Après quoi, il rejoignit le piano et nous introduisit dans l’univers de ce romantique par la dernière pièce qu’il ait écrite peu de temps avant sa mort, à l’âge de 39 ans seulement, la Sonate en si mineur, op.58. Au début peu mélodique, le XXe siècle est en vue. Puis, une légèreté où je dirais que Maxim Bernard excelle, ce qui n’empêche pas sa capacité de puissance qui nous sera abondamment démontrée. Cette pièce, illustration des deux aspects bien définis de Chopin, autant orageux que mélancolique, serait à mon avis un testament et c’est dans cet esprit que je l’écouterai. Frédéric Chopin est certes malade, mais encore jeune, ce qui donne une pièce étonnante de contrastes entre énergie, tristesse et lourdeur qui pèse sur les ailes plombées d’un être humain rempli de rêves non encore réalisés. La vie qui veut durer. Un grand défi remarquablement relevé par M. Bernard.

Un Nocturne voilé, des Mazurkas, suivis d’une Polonaise éditée posthume, écrite vers l’âge de 10 ou 12 ans. Une pièce tellement puissante, tellement aboutie, tellement riche que j’ai dû m’informer auprès du pianiste si je ne m’étais pas trompée en prenant mes notes. Mais non, ce me fut confirmé, cette pièce complexe a bel et bien été écrite par un préado (Polonaise no 9 en si bémol majeur, op. 71 no 2). Hommage au pianiste qui lui a fait honneur en y investissant toute sa sensibilité ainsi que toute sa technique.

Des Ballades, joli repos en terrain plus connu, avec finale dramatique cependant. Des bravos fusent. Émerveillement ! La deuxième Ballade est plus saccadée. Ce n’est plus une simple promenade où volettent des papillons. Il se dresse une montagne à gravir, que Maxim Bernard gravit, un fossé à descendre qu’il franchit, des ronces à traverser qu’il traverse pour en arriver au but, triomphalement.

Après l’entracte, un Impromptu, en majeur. La main gauche débusque nos pensées et nos émotions les plus profondes et les met en lumière, ce qui est la définition même du Romantisme. Pendant ce temps, la main droite folâtre au-dessus des contingences matérielles, comme un cerf-volant échappé. Incroyable ! Il faut une intelligence supérieure pour réussir l’écriture de ces œuvres à l’impressionnante indépendance entre ce que doivent jouer les deux mains d’une même personne ! Ce sont des êtres acharnés au travail qui réussissent le tour de force d’exécuter de telles prouesses.
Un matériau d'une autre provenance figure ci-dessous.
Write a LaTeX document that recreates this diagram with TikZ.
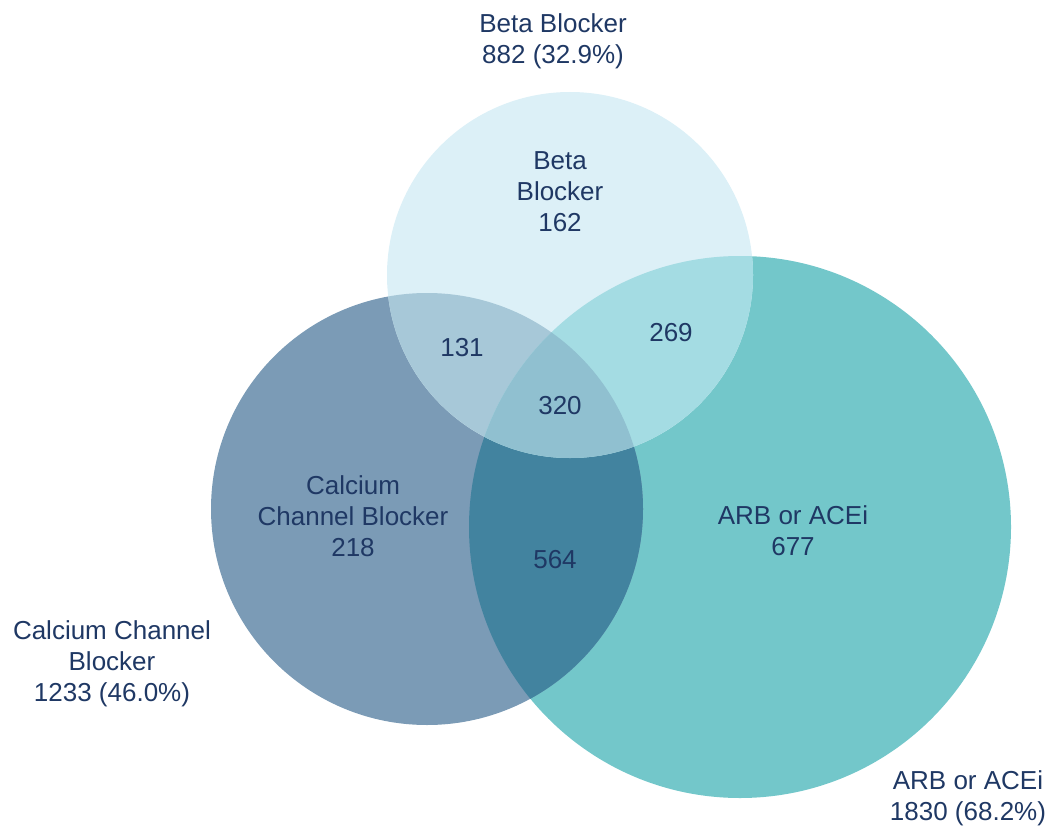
\documentclass[tikz,border=0pt]{standalone}
\usepackage{fontspec}
\setmainfont{Liberation Sans}
\definecolor{labelblue}{HTML}{1F3864}
\definecolor{bbcol}{HTML}{DCF0F7}
\definecolor{ccbcol}{HTML}{7B9BB6}
\definecolor{arbcol}{HTML}{73C7CA}
\definecolor{bbccb}{HTML}{A7C8D8}
\definecolor{bbarb}{HTML}{A4DCE3}
\definecolor{ccbarb}{HTML}{42839F}
\definecolor{allthree}{HTML}{90C0D0}

\begin{document}
\begin{tikzpicture}[x=1pt,y=-1pt,
    every node/.style={text=labelblue, font=\fontsize{26}{31}\selectfont,
      align=center, inner sep=0pt}]
  \useasboundingbox (0,0) rectangle (1054,829);
  % set centres
  \coordinate (bb) at (570,275);
  \coordinate (ccb) at (427,509);
  \coordinate (arb) at (740,527);
  % single sets
  \fill [arbcol] (arb) circle (271);
  \fill [ccbcol] (ccb) circle (216);
  \fill [bbcol] (bb) circle (183);
  % pairwise overlaps
  \begin{scope}
    \clip (ccb) circle (216);
    \fill [ccbarb] (arb) circle (271);
  \end{scope}
  \begin{scope}
    \clip (bb) circle (183);
    \fill [bbccb] (ccb) circle (216);
  \end{scope}
  \begin{scope}
    \clip (bb) circle (183);
    \fill [bbarb] (arb) circle (271);
  \end{scope}
  % all three
  \begin{scope}
    \clip (bb) circle (183);
    \clip (ccb) circle (216);
    \fill [allthree] (arb) circle (271);
  \end{scope}
  % region counts
  \node (bbonly) at (560,192) {Beta\\Blocker\\162};
  \node (ccbonly) at (353,516) {Calcium\\Channel Blocker\\218};
  \node (arbonly) at (793,531) {ARB or ACEi\\677};
  \node (bbccbn) at (462,348) {131};
  \node (bbarbn) at (671,333) {269};
  \node (alln) at (560,406) {320};
  \node (ccbarbn) at (555,560) {564};
  % set labels
  \node (bblabel) at (553,41) {Beta Blocker\\882 (32.9\%)};
  \node (ccblabel) at (112,664) {Calcium Channel\\Blocker\\1233 (46.0\%)};
  \node (arblabel) at (968,798) {ARB or ACEi\\1830 (68.2\%)};
\end{tikzpicture}
\end{document}
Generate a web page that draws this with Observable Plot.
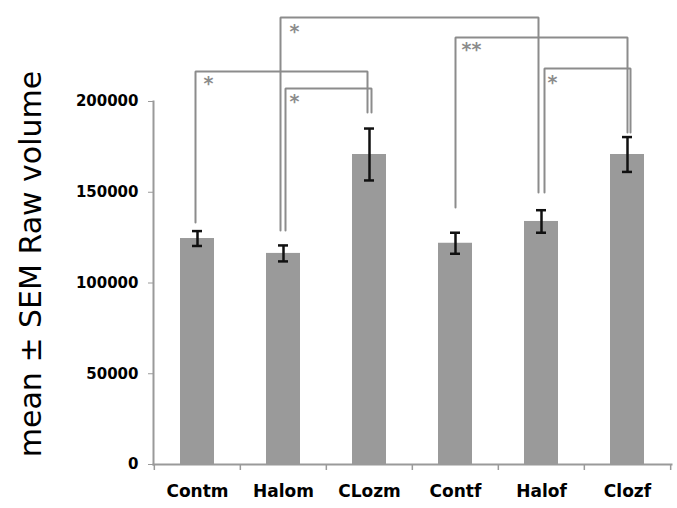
<!DOCTYPE html>
<html><head><meta charset="utf-8">
<script src="https://cdn.jsdelivr.net/npm/d3@7"></script>
<script src="https://cdn.jsdelivr.net/npm/@observablehq/plot@0.6"></script>
<style>body{margin:0;background:#fff}</style>
</head><body><div id="chart"></div>
<script>
// ---- data ----
const categories = ["Contm", "Halom", "CLozm", "Contf", "Halof", "Clozf"];
const means = [124500, 116300, 170800, 121900, 133900, 170800];
const sems = [4100, 4400, 14300, 5800, 6200, 9600];
const yTicks = [0, 50000, 100000, 150000, 200000];
const yTitle = "mean ± SEM Raw volume";
// significance brackets
const bracketFrom = ["Contm", "Halom", "Halom", "Contf", "Halof"];
const bracketTo = ["CLozm", "CLozm", "Halof", "Clozf", "Clozf"];
const bracketLevel = [216500, 207200, 246300, 235300, 218200];
const bracketDropFrom = [133300, 128900, 128900, 141600, 149900];
const bracketDropTo = [194000, 194000, 149900, 182900, 182900];
const bracketLabels = ["*", "*", "*", "**", "*"];
const bracketLabelLevel = [209500, 200000, 238500, 228500, 210000];

// ---- layout / style ----
const W = 677, H = 508;
const mL = 153, mR = 6, mT = 101, mB = 44;
const step = (W - mL - mR) / categories.length;
const perPx = 200000 / (H - mT - mB);
const nudge = [-2, 2, -3, 0, 3];
const gray = "#9a9a9a", lineGray = "#8c8c8c";

const bars = categories.map((c, i) => ({cat: c, mean: means[i], sem: sems[i]}));

const bracketMarks = bracketFrom.map((f, i) => Plot.line([
  {x: f, y: bracketDropFrom[i]},
  {x: f, y: bracketLevel[i]},
  {x: bracketTo[i], y: bracketLevel[i]},
  {x: bracketTo[i], y: bracketDropTo[i]}
], {x: "x", y: "y", stroke: lineGray, strokeWidth: 2, strokeLinejoin: "miter", dx: nudge[i]}));

const labels = bracketFrom.map((f, i) => ({x: f, y: bracketLabelLevel[i], t: bracketLabels[i]}));

const chart = Plot.plot({
  width: W, height: H,
  marginLeft: mL, marginRight: mR, marginTop: mT, marginBottom: mB,
  style: {fontFamily: "DejaVu Sans", background: "#fff", color: "#000"},
  x: {domain: categories, paddingInner: 0.6, paddingOuter: 0.3},
  y: {domain: [0, 200000]},
  marks: [
    Plot.barY(bars, {x: "cat", y: "mean", fill: gray}),
    Plot.ruleX(bars, {x: "cat", y1: d => d.mean - d.sem, y2: d => d.mean + d.sem, stroke: "#111", strokeWidth: 2.5}),
    Plot.tickY(bars, {x: "cat", y: d => d.mean + d.sem, stroke: "#111", strokeWidth: 2.5, insetLeft: 12, insetRight: 12}),
    Plot.tickY(bars, {x: "cat", y: d => d.mean - d.sem, stroke: "#111", strokeWidth: 2.5, insetLeft: 12, insetRight: 12}),
    Plot.frame({anchor: "left", stroke: gray, strokeWidth: 2}),
    Plot.frame({anchor: "bottom", stroke: gray, strokeWidth: 2}),
    Plot.ruleX(categories, {x: d => d, y1: 0, y2: -6 * perPx, dx: -step / 2, stroke: gray, strokeWidth: 1.5}),
    Plot.ruleX([categories[categories.length - 1]], {x: d => d, y1: 0, y2: -6 * perPx, dx: step / 2, stroke: gray, strokeWidth: 1.5}),
    Plot.axisY({ticks: yTicks, tickSize: 5, tickPadding: 10, tickFormat: d => String(d), fontSize: 15, fontWeight: "bold", stroke: gray, fill: "#000", label: null}),
    Plot.axisX({tickSize: 0, tickPadding: 20, fontSize: 17, fontWeight: "bold", fill: "#000", label: null}),
    ...bracketMarks,
    Plot.text(labels, {x: "x", y: "y", text: "t", dx: 6, textAnchor: "start", lineAnchor: "middle", fontSize: 19, fontWeight: "bold", fill: lineGray}),
    Plot.text([yTitle], {frameAnchor: "left", textAnchor: "middle", rotate: -90, dx: -122, dy: -19, fontSize: 30, fill: "#000", text: d => d})
  ]
});
document.getElementById("chart").appendChild(chart);
</script>
</body></html>
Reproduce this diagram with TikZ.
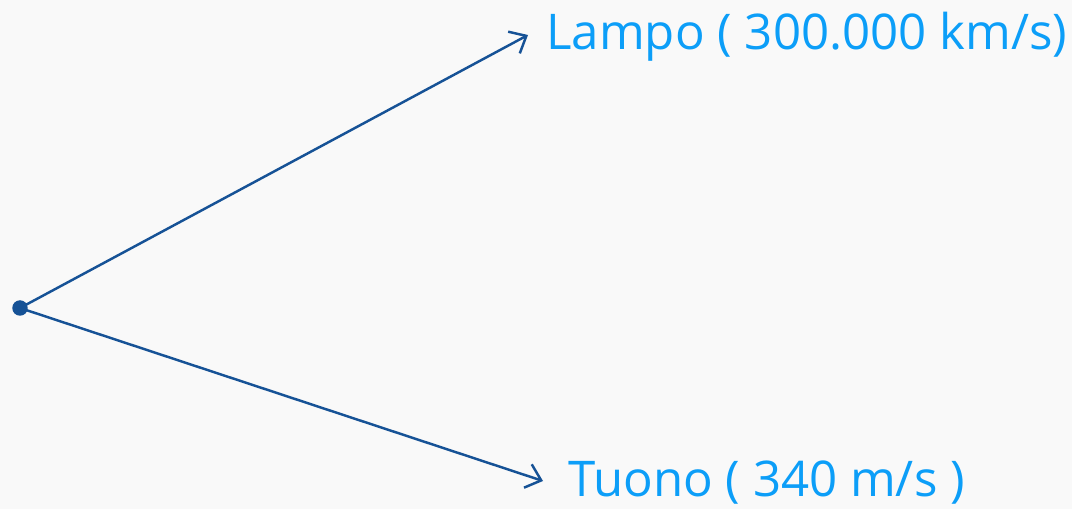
\documentclass[tikz,border=0pt]{standalone}
\usepackage{fontspec}
\setmainfont{Open Sans}
\usetikzlibrary{arrows.meta}
\definecolor{bgpaper}{RGB}{249,249,249}
\definecolor{rayblue}{RGB}{22,82,150}
\definecolor{labelblue}{RGB}{12,158,248}
\tikzset{
  ray/.style={draw=rayblue, line width=1.4pt, -{Straight Barb[length=8pt,width=14pt,line width=1.4pt]}},
  speedlabel/.style={text=labelblue, font=\fontsize{28}{30}\selectfont, inner sep=0pt, anchor=base west},
}
\begin{document}
\begin{tikzpicture}[x=0.02cm, y=-0.02cm]
  % page and background
  \fill[bgpaper] (0,0) rectangle (1072,509);
  \useasboundingbox (0,0) rectangle (1072,509);
  % source point
  \node[circle, fill=rayblue, inner sep=0pt, minimum size=0.31cm] (src) at (20,308) {};
  % ray end points
  \coordinate (tipL) at (528,35);
  \coordinate (tipT) at (543,481);
  % labels
  \node[speedlabel] (lampo) at (546,50) {Lampo ( 300.000 km/s)};
  \node[speedlabel] (tuono) at (568,497) {Tuono ( 340 m/s )};
  % rays
  \draw[ray] (src.center) -- (tipL);
  \draw[ray] (src.center) -- (tipT);
\end{tikzpicture}
\end{document}
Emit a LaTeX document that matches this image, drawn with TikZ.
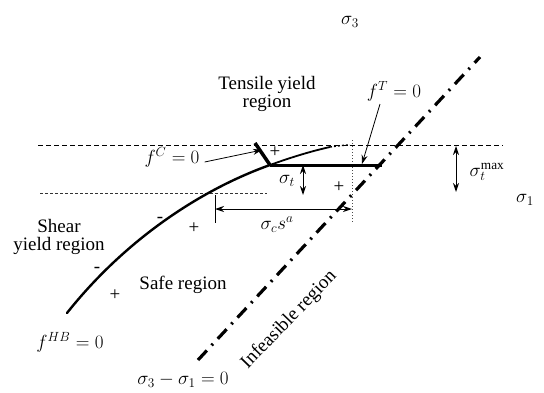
\RequirePackage{fix-cm}
\documentclass[tikz,border=0pt]{standalone}
\usepackage{fontspec}
\setmainfont{Liberation Serif}
\usetikzlibrary{arrows.meta}
\tikzset{
  lbl/.style={inner sep=0pt, align=center},
  arr/.style={-{Stealth[length=9pt,width=6pt]}, line width=0.8pt},
  dbl/.style={{Stealth[length=9pt,width=6pt]}-{Stealth[length=9pt,width=6pt]}, line width=1pt},
  guideA/.style={line width=0.8pt, dash pattern=on 5pt off 3pt},
  guideB/.style={line width=0.6pt, dash pattern=on 2.5pt off 2.5pt, black!80},
  guideC/.style={line width=0.5pt, dash pattern=on 1pt off 2pt, black!70},
  dashdot/.style={line width=3.2pt, dash pattern=on 13pt off 7pt on 2pt off 7pt},
}
\begin{document}
\begin{tikzpicture}[x=1pt,y=-1pt,font=\fontsize{19}{18}\selectfont]
\useasboundingbox (0,0) rectangle (544,392);

% guide lines
\coordinate (gA1) at (38,145);  \coordinate (gA2) at (503,145);
\coordinate (gB1) at (40,193);  \coordinate (gB2) at (267,193);
\coordinate (gC1) at (352,140); \coordinate (gC2) at (352,222);
\draw[guideA] (gA1) -- (gA2);
\draw[guideB] (gB1) -- (gB2);
\draw[guideC] (gC1) -- (gC2);

% sigma3 - sigma1 = 0 line
\coordinate (dd1) at (198,360); \coordinate (dd2) at (480,57);
\draw[dashdot] (dd1) -- (dd2);

% Hoek-Brown curve
\coordinate (hbStart) at (67,313);
\coordinate (corner) at (270,165);
\coordinate (hbEnd) at (330,147);
\coordinate (hbTip) at (350,145);
\draw[line width=2.4pt, line cap=round] (hbStart) .. controls (125,240) and (200,190) .. (corner);
\draw[line width=1.8pt] (corner) .. controls (292,157) and (312,151) .. (hbEnd);
\draw[line width=1.4pt, dash pattern=on 2pt off 2pt] (hbEnd) .. controls (338,146) and (344,145) .. (hbTip);

% tension cut-off and compression lines
\coordinate (fTend) at (382,165);
\draw[line width=3pt] (corner) -- (fTend);
\coordinate (fCtop) at (255,143);
\draw[line width=3.5pt] (fCtop) -- (corner);

% labels
\node[lbl] (s3) at (350,22) {$\sigma_3$};
\node[lbl] (s1) at (525,200) {$\sigma_1$};
\node[lbl] (tens) at (267,94) {Tensile yield\\region};
\node[lbl] (fT) at (394,91) {$f^{T}=0$};
\node[lbl] (fC) at (172,157) {$f^{C}=0$};
\node[lbl] (st) at (287,181) {$\sigma_t$};
\node[lbl] (stmax) at (487,172) {$\sigma_t^{\mathrm{max}}$};
\node[lbl] (scsa) at (277,225) {$\sigma_c s^a$};
\node[lbl] (shear) at (59,237) {Shear\\yield region};
\node[lbl] (safe) at (183,285) {Safe region};
\node[lbl] (fHB) at (70,342) {$f^{HB}=0$};
\node[lbl] (line0) at (183,380) {$\sigma_3-\sigma_1=0$};
\node[lbl, rotate=46] (infeas) at (289,320) {Infeasible region};

% signs
\node[lbl] (p1) at (275,152) {+};
\node[lbl] (p2) at (339,187) {+};
\node[lbl] (p3) at (194,228) {+};
\node[lbl] (p4) at (115,295) {+};
\node[lbl] (m1) at (160,220) {-};
\node[lbl] (m2) at (97,270) {-};

% pointer arrows
\coordinate (fCpt) at (262,150);
\draw[arr] ([shift={(5,5)}]fC.east) -- (fCpt);
\coordinate (fTpt) at (362,164);
\draw[arr] ([shift={(-14,3)}]fT.south) -- (fTpt);

% dimension arrows
\coordinate (stA) at (303,165); \coordinate (stB) at (303,195);
\draw[dbl] (stA) -- (stB);
\coordinate (smA) at (456,146); \coordinate (smB) at (456,192);
\draw[dbl] (smA) -- (smB);
\coordinate (tk1) at (215,195); \coordinate (tk2) at (215,223);
\draw[line width=1pt] (tk1) -- (tk2);
\coordinate (caL) at (215,209); \coordinate (caR) at (352,209);
\draw[dbl] (caL) -- (caR);
\end{tikzpicture}
\end{document}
Une Valse enjouée, une Barcarolle berceuse et enfin, cinq Études. Les doigts courent frénétiquement puis, à la toute fin, une fine note déposée avec délicatesse comme ces «mouches» de velours sur le visage des belles du XVIIIe siècle. La deuxième est plus sombre, finale abrupte. Les trois dernières Études seront en majeur. La cinquième a été écrite pour les touches noires seulement. Une intéressante « étude », effectivement.

L’assistance se lève d’un bond. Maxim salue et sourit d’abondance. Puis il s’esquive. Il n’y aura pas de rappel. Nous éprouvons malgré tout un sentiment de plénitude et la vague impression de flotter au-dessus du réel.